The ‘Respect! My body!’ handbook (called Hãy tôn trọng, đây là cơ thể của tôi in Vietnamese) is an important tool for preventing child sex abuse. It provides, in an understandable way, advice and tips to parents and other adults on how to teach children of different ages to protect themselves from sexual abuse: how you speak openly about sexuality, private body parts, safe and unsafe touching, and what is and what is not allowed for adults to do when in contact with children.
The handbook is already available in Swedish, English, Spanish and Arabic. Now it has been translated into Vietnamese. The translation and launch of the handbook was a joint project between the Swedish Embassy in Hanoi, Save the Children Vietnam and the Vietnam Programme for Internet and Society (VPIS).
Major interest in the handbook
Around 100 people, and at least 50 different media representatives, attended the launch. The participants included head teachers and teachers, civil society organisations working with children’s rights, journalists, child psychologists and representatives of parent associations. The handbook has also been shared on the Embassy’s Facebook page and is available via the website of Save the Children Vietnam.
“In Vietnam, the public has recently been made aware of a number of cases of child abuse, including sexual abuse. According to statistics from the Ministry of Labour, Invalids and Social Affairs, there were over 1 200 cases of child sexual abuse reported in Vietnam in 2016. The effects of such abuse on children are devastating,” said Dragana Strinic, Country Director of Save the Children Vietnam.

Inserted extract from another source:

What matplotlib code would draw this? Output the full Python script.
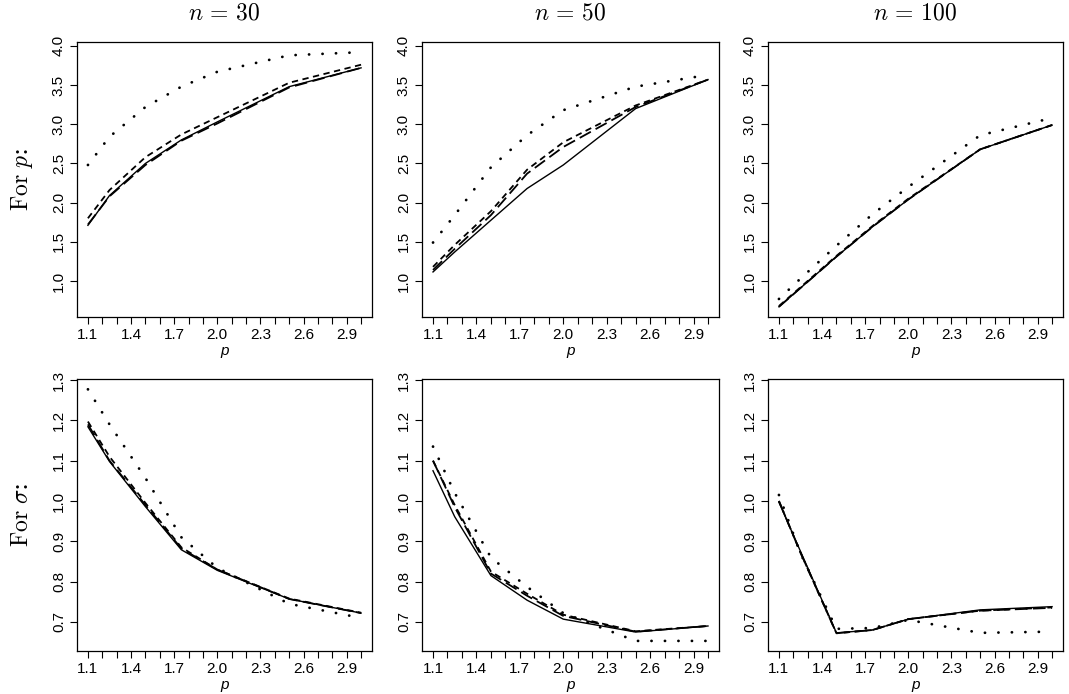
import matplotlib
matplotlib.use("Agg")
import matplotlib.pyplot as plt
import numpy as np

plt.rcParams['mathtext.fontset'] = 'cm'
plt.rcParams['font.family'] = ['Liberation Sans', 'DejaVu Sans']

# grid of p values
p_vals = [1.1, 1.25, 1.5, 1.75, 2.0, 2.5, 3.0]
sample_sizes = [30, 50, 100]

# estimates of p (top row), four methods per n
p_solid_30 = [1.71, 2.09, 2.50, 2.80, 3.03, 3.48, 3.72]
p_long_30 = [1.72, 2.08, 2.48, 2.79, 3.01, 3.47, 3.72]
p_short_30 = [1.80, 2.16, 2.58, 2.87, 3.09, 3.53, 3.76]
p_dot_30 = [2.48, 2.84, 3.22, 3.48, 3.67, 3.88, 3.92]

p_solid_50 = [1.115, 1.37, 1.775, 2.18, 2.48, 3.20, 3.57]
p_long_50 = [1.14, 1.41, 1.84, 2.37, 2.71, 3.22, 3.57]
p_short_50 = [1.18, 1.46, 1.89, 2.42, 2.77, 3.24, 3.57]
p_dot_50 = [1.49, 1.84, 2.45, 2.86, 3.18, 3.48, 3.63]

p_solid_100 = [0.67, 0.91, 1.31, 1.69, 2.04, 2.68, 2.99]
p_long_100 = [0.67, 0.91, 1.31, 1.69, 2.04, 2.68, 2.99]
p_short_100 = [0.68, 0.92, 1.32, 1.70, 2.05, 2.68, 2.99]
p_dot_100 = [0.77, 1.03, 1.45, 1.85, 2.20, 2.86, 3.08]

# estimates of sigma (bottom row)
s_solid_30 = [1.184, 1.098, 0.986, 0.879, 0.828, 0.757, 0.722]
s_long_30 = [1.19, 1.100, 0.990, 0.882, 0.830, 0.757, 0.722]
s_short_30 = [1.197, 1.110, 0.995, 0.885, 0.830, 0.758, 0.723]
s_dot_30 = [1.277, 1.190, 1.057, 0.910, 0.834, 0.745, 0.710]

s_solid_50 = [1.075, 0.961, 0.815, 0.754, 0.707, 0.675, 0.690]
s_long_50 = [1.100, 0.985, 0.820, 0.765, 0.715, 0.676, 0.690]
s_short_50 = [1.100, 0.990, 0.825, 0.770, 0.718, 0.677, 0.690]
s_dot_50 = [1.135, 1.020, 0.860, 0.787, 0.722, 0.653, 0.653]

s_solid_100 = [0.997, 0.875, 0.673, 0.680, 0.707, 0.730, 0.738]
s_long_100 = [1.000, 0.872, 0.672, 0.680, 0.707, 0.728, 0.735]
s_short_100 = [1.000, 0.872, 0.672, 0.680, 0.707, 0.728, 0.736]
s_dot_100 = [1.015, 0.870, 0.683, 0.685, 0.705, 0.673, 0.676]

top_data = [
    [p_solid_30, p_long_30, p_short_30, p_dot_30],
    [p_solid_50, p_long_50, p_short_50, p_dot_50],
    [p_solid_100, p_long_100, p_short_100, p_dot_100],
]
bottom_data = [
    [s_solid_30, s_long_30, s_short_30, s_dot_30],
    [s_solid_50, s_long_50, s_short_50, s_dot_50],
    [s_solid_100, s_long_100, s_short_100, s_dot_100],
]

line_styles = [
    dict(linestyle='-', lw=1.0),
    dict(linestyle=(0, (7, 3)), lw=1.3),
    dict(linestyle=(0, (3.5, 2.5)), lw=1.3),
    dict(linestyle=(0, (0.05, 4.8)), lw=2.0, dash_capstyle='round'),
]

fig = plt.figure(figsize=(10.69, 6.94), dpi=100)

W, H = 1069.0, 694.0
cols = [(77, 372), (422, 719), (768, 1063)]
rows = [(42, 317), (379, 651)]

x_ticks = np.round(np.arange(1.1, 3.01, 0.1), 2)
x_labels = ['%.1f' % t if i % 3 == 0 else '' for i, t in enumerate(x_ticks)]

for r, (top, bot) in enumerate(rows):
    for c, (left, right) in enumerate(cols):
        ax = fig.add_axes([left / W, 1 - bot / H, (right - left) / W, (bot - top) / H])
        data = top_data[c] if r == 0 else bottom_data[c]
        for series, st in zip(data, line_styles):
            ax.plot(p_vals, series, color='black', **st)
        ax.set_xlim(1.024, 3.076)
        ax.set_xticks(x_ticks)
        ax.set_xticklabels(x_labels)
        if r == 0:
            ax.set_ylim(0.54, 4.05)
            yt = [1.0, 1.5, 2.0, 2.5, 3.0, 3.5, 4.0]
        else:
            ax.set_ylim(0.628, 1.3025)
            yt = [0.7, 0.8, 0.9, 1.0, 1.1, 1.2, 1.3]
        ax.set_yticks(yt)
        ax.set_yticklabels(['%.1f' % v for v in yt], rotation=90, va='center')
        ax.tick_params(direction='out', length=5, width=0.8, labelsize=11, pad=3)
        for sp in ax.spines.values():
            sp.set_linewidth(0.9)
        ax.set_xlabel('p', fontsize=11, labelpad=1, fontstyle='italic')
        if r == 0:
            fig.text((left + right) / 2 / W, 1 - 14 / H, r'$n\,=\,%d$' % sample_sizes[c],
                     ha='center', va='center', fontsize=17)

fig.text(22 / W, 1 - 180 / H, r'$\mathrm{For}\ p$:', rotation=90, ha='center', va='center',
         fontsize=17, fontfamily='DejaVu Serif')
fig.text(22 / W, 1 - 515 / H, r'$\mathrm{For}\ \sigma$:', rotation=90, ha='center', va='center',
         fontsize=17, fontfamily='DejaVu Serif')

fig.savefig('out.png', dpi=100)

“We, adults, have responsibility to do our best to make sure that children are protected. Firstly, we need to be aware of what sexual violence and abuse is – that it is all conduct of a sexual nature that is forced on a child by another person, whether it is physical or non-physical. Secondly, we have to talk to children about the body and its boundaries, and how to say yes and no. That way we build their sense of security and a sense of what is good and right,” continued Ms Strinic.
Protecting children a priority
The Swedish Ambassador in Vietnam, Pereric Högberg, referred to Swedish experience and stressed:
“Investing in children’s future and protecting children from violence, abuse and exploitation has been prioritised by the Swedish Government. Ensuring the rights of all children is at the core of our work. Sexual violence and child abuse is therefore unacceptable, regardless of whether you are talking about Sweden, Vietnam or any other country.”
Dr Pham Quang Minh, Chairman of VPIS, added:
“The handbook that is now available in Vietnamese will not only have a direct impact, it will also have positive influence in the longer term now that awareness of sexual violence is beginning to increase in Vietnamese society.”
The handbook has received many positive reactions, a large number of articles have been published in Vietnamese media and the Embassy’s Facebook post on the launch has reached almost 7 000 people. The handbook is available digitally and the idea is for it to be spread as widely as possible to relevant actors, such as parent networks, schools, child rights organisations, and so on.